On 12 December 2023, the European Parliament adopted oan own-initiative report on mental health. The document, negotiated in the European Parliament’s Subcommittee on Health, was backed by a large majority of 482 votes in favour, 94 against and 32 abstentions.
The text aims to improve the Commission’s initiative “A Global Approach to Mental Health”, in which it calls for a paradigm shift in this area: the structural causes of mental ill-health can no longer be denied and need to be addressed from a psychosocial perspective.
The Parliament has welcomed this Commission initiative, but calls in this new report for more direct funding to address the growing mental health problems in Europe and a clear action plan with clear targets to identify high-risk populations and effective action by public authorities.
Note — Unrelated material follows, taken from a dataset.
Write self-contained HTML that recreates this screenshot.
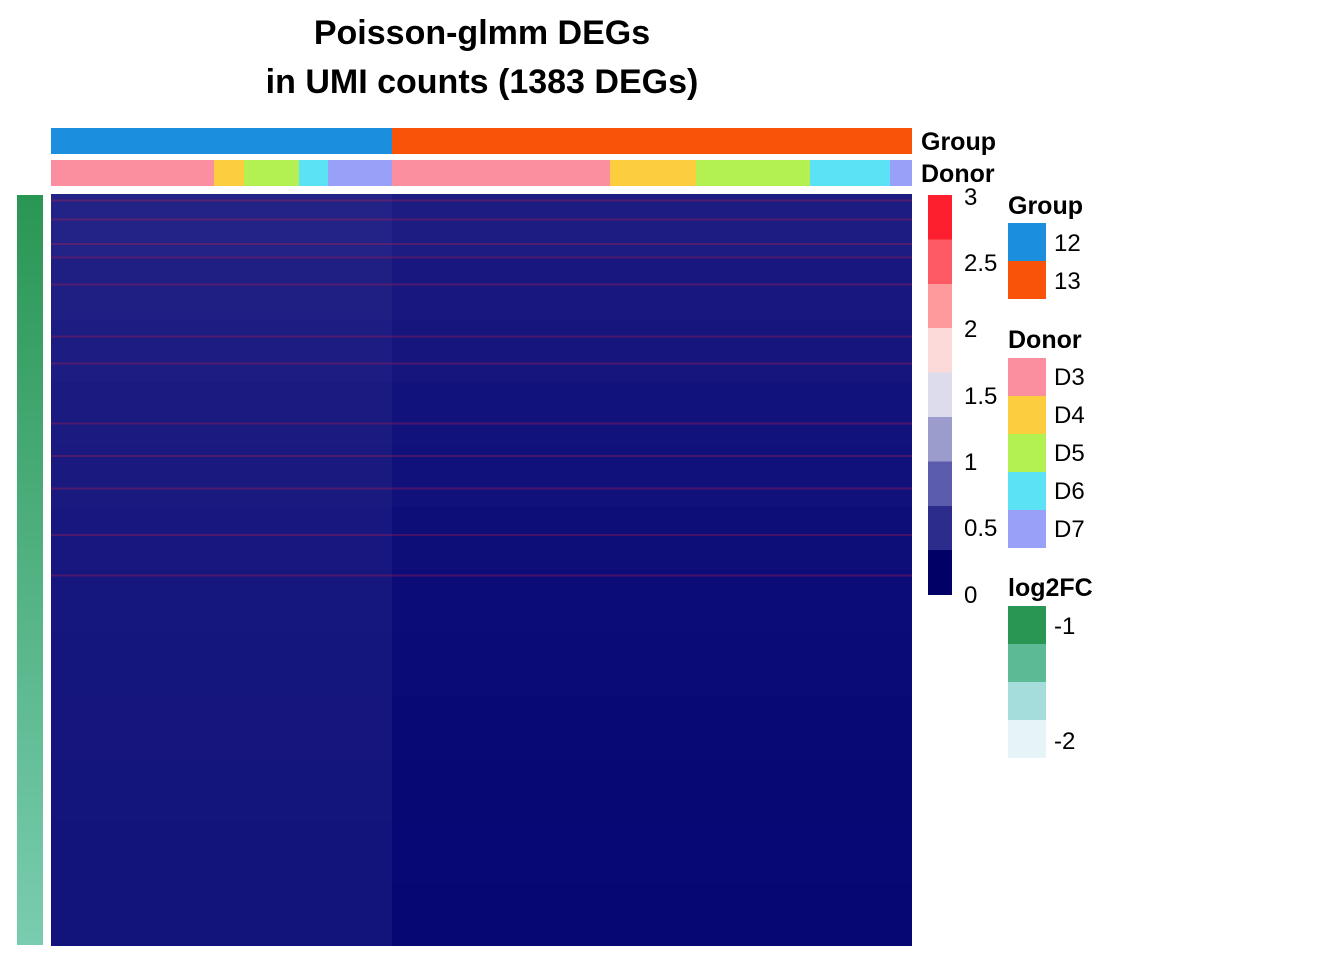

The chapter where most work has gone into shaping the Commission’s text is the financial chapter. While Parliament welcomes the €765 million available to support research and innovation through the Horizon 2020 and Horizon Europe programmes, it also calls for new initiatives beyond existing programmes and a direct fund for research and innovation in mental health.
Mental health problems have been on the rise especially after the COVID-19 pandemic. According to the European Commission, one in six EU citizens claimed to have mental health problems before the pandemic, while last year, one in two people claimed to have an emotional or psychosocial problem.
In response to these data, the European Parliament advocates the need for a clear and targeted strategy on mental health, going beyond a simple “approach” and a European Year of Mental Health to raise awareness, fight discrimination, stigmatisation and social exclusion. Member States are called upon to develop corresponding national strategies with clear timetables, adequate budgets, concrete targets and indicators to assess progress. Member States are also called upon to prioritise and improve access to mental health services for vulnerable groups, such as children, adolescents, young adults, LGTBIQA+ people, patients with chronic diseases and disabilities, the elderly, migrants and ethnic minorities.
The report stresses that all EU citizens must have access to affordable and accessible quality mental health services. It also underlines the need to ensure greater investment in public health and to address the shortage of a skilled and adequately trained mental health workforce.
This is the first time that the European institutions, both the European Commission and the European Parliament, have presented specific reports and initiatives on Mental Health at European level, recognising that it is time to prioritise the emotional well-being of citizens and to address the mental health problems that increasingly affect the population.